Your credit score is an expression of your credit report which is based on your credit history. It suggests to a lender the risk you represent compared to other consumers. A credit score is a three-digit number, on a scale from 300 - 900 that expresses your credit information at one point in time. The higher the score the lower the perceived risk to the lender.
Your credit history is a record of the ability you’ve demonstrated to repay debts and your responsibility in repaying them. It contains facts gathered from financial institutions, retailers, and lenders about how you have handled credit in the last seven years. Factors include your repayment history, how long your credit history is, the different types of loans you have, and your total existing debt. This information is then used to create your credit report. Your credit report is one of the main tools lenders use when deciding whether or not to give your credit.
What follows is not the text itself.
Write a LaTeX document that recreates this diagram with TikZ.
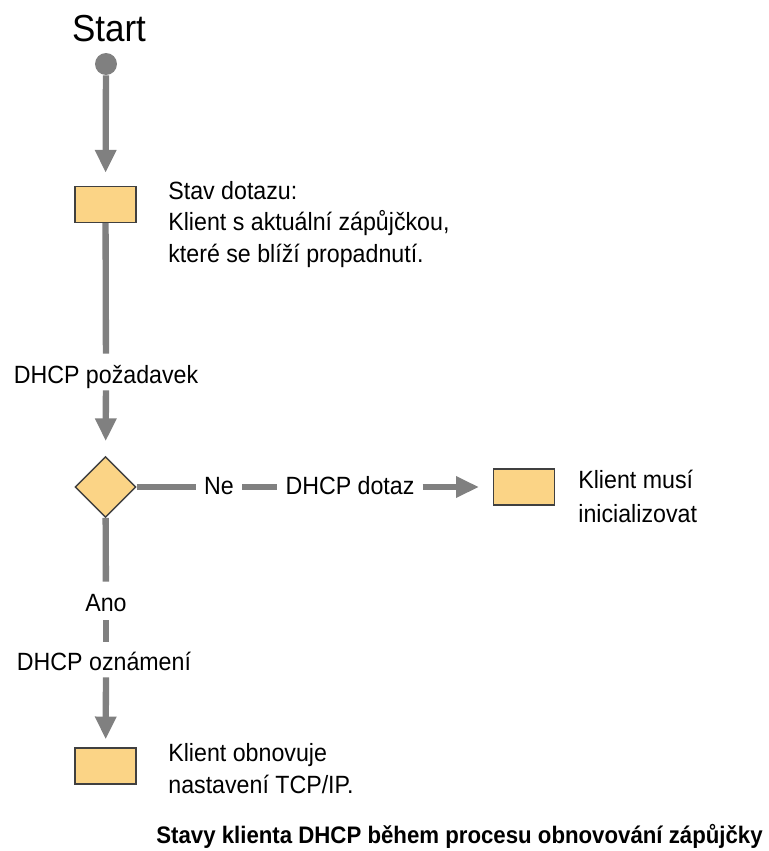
\documentclass[tikz,border=0pt]{standalone}
\usepackage{fontspec}
\setmainfont{Liberation Sans}[FakeStretch=0.93]
\usetikzlibrary{shapes.geometric, arrows.meta, positioning}
\definecolor{cLine}{RGB}{128,128,128}
\definecolor{cBox}{RGB}{251,212,134}
\definecolor{cEdge}{RGB}{64,64,64}
\tikzset{
	statebox/.style={rectangle, draw=cEdge, line width=0.8pt, fill=cBox, minimum width=34.5pt, minimum height=20.5pt, inner sep=0pt},
	decide/.style  ={diamond, draw=cEdge, line width=0.8pt, fill=cBox, minimum width=34.5pt, minimum height=34.5pt, inner sep=0pt},
	startdot/.style={circle, fill=cLine, minimum size=12.5pt, inner sep=0pt},
	lbl/.style     ={inner xsep=4.5pt, inner ysep=0pt, text height=11pt, text depth=3pt},
	note/.style    ={anchor=base west, align=left, inner sep=0pt},
	% connectors
	seg/.style     ={line width=3.6pt, draw=cLine},
	arr/.style     ={seg, -{Triangle[length=13pt, width=11.5pt]}},
}
\begin{document}
\begin{tikzpicture}[x=0.02cm, y=-0.02cm, font=\fontsize{14.2}{17.8}\selectfont]
	\useasboundingbox (0,0) rectangle (768,851);
	% start
	\node[anchor=base, inner sep=0pt, font=\fontsize{21.4}{24}\selectfont] (start) at (109,42) {Start};
	\node[startdot] (dot) at (106,64) {};
	% states
	\node[statebox] (query) at (105.5,204.5) {};
	\node[note] (querytxt) at (168,262) {Stav dotazu:\\Klient s aktuální zápůjčkou,\\které se blíží propadnutí.};
	\node[decide] (check) at (105.5,487) {};
	\node[statebox] (init) at (524,487) {};
	\node[note, font=\fontsize{14.2}{19}\selectfont] (inittxt) at (578,522) {Klient musí\\inicializovat};
	\node[statebox] (renew) at (105.5,766) {};
	\node[note] (renewtxt) at (168,793) {Klient obnovuje\\nastavení TCP/IP.};
	% labels on connectors
	\node[lbl] (request) at (106,376) {DHCP požadavek};
	\node[lbl] (ne) at (219,487) {Ne};
	\node[lbl] (discover) at (350,487) {DHCP dotaz};
	\node[lbl] (ano) at (106,604) {Ano};
	\node[lbl] (offer) at (104,663) {DHCP oznámení};
	% connectors
	\draw[arr, shorten >=7.4pt] (dot) -- (query);
	\draw[seg, shorten >=5.5pt] (query) -- (request);
	\draw[arr, shorten <=1pt, shorten >=8.5pt] (request) -- (check);
	\draw[seg] (check) -- (ne);
	\draw[seg] (ne) -- (discover);
	\draw[arr, shorten >=8pt] (discover) -- (init);
	\draw[seg, shorten >=5.5pt] (check) -- (ano);
	\draw[seg, shorten <=2pt, shorten >=5pt] (ano) -- (ano |- offer.north);
	\draw[arr, shorten <=1pt, shorten >=4.5pt] (ano |- offer.south) -- (renew);
	% caption
	\node[note, font=\bfseries\fontsize{13.6}{16}\selectfont] (caption) at (156,843) {Stavy klienta DHCP během procesu obnovování zápůjčky};
\end{tikzpicture}
\end{document}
Why does your credit score matter?
Lenders use your credit score as one of the tools to decide whether or not they will offer you credit and what rate of interest they will charge. The higher the score the better the credit. It can impact everything from the initial deposit on a phone to the interest rate you’re charged on your credit cards & your car insurance rates. In Canada, you need a credit score of 680 or above to qualify for the best mortgage rates, although some mortgage providers will give you a mortgage with a credit score of 600-680 but at a higher interest rate.
To find out what your credit score is, go to Ordering your credit report and score for all the details.
How do I improve my credit score?
One: Pay your bills on time. Even one late payment of a credit card, loan or utility can affect your credit score. The good news is that it only takes about six months of on-time payments to make a positive difference in your score.
Two: Maintain a low credit utilization rate.
What is a credit utilization rate: It’s the money you owe compared to the money you have access to borrow. The lower that is, the better.
How do you make that happen?
➡️If you don’t have a credit card, apply for one & pay it off every month. Start with just one though. Too many inquiries into your credit can negatively affect your credit score.
➡️If you already have cards, inquire about a credit increase.
➡️Don’t close any existing credit cards or accounts, that will leave you with
access to less credit with the same amount of debt.
➡️If you can’t pay off the full balance of your credit cards, make sure you pay at least 30% of it and do it on time to maintain a good credit score.
When it comes to getting a mortgage, the higher your credit score, the better. A good credit score will ensure that you actually get approved for the mortgage, and get a favourable interest rate.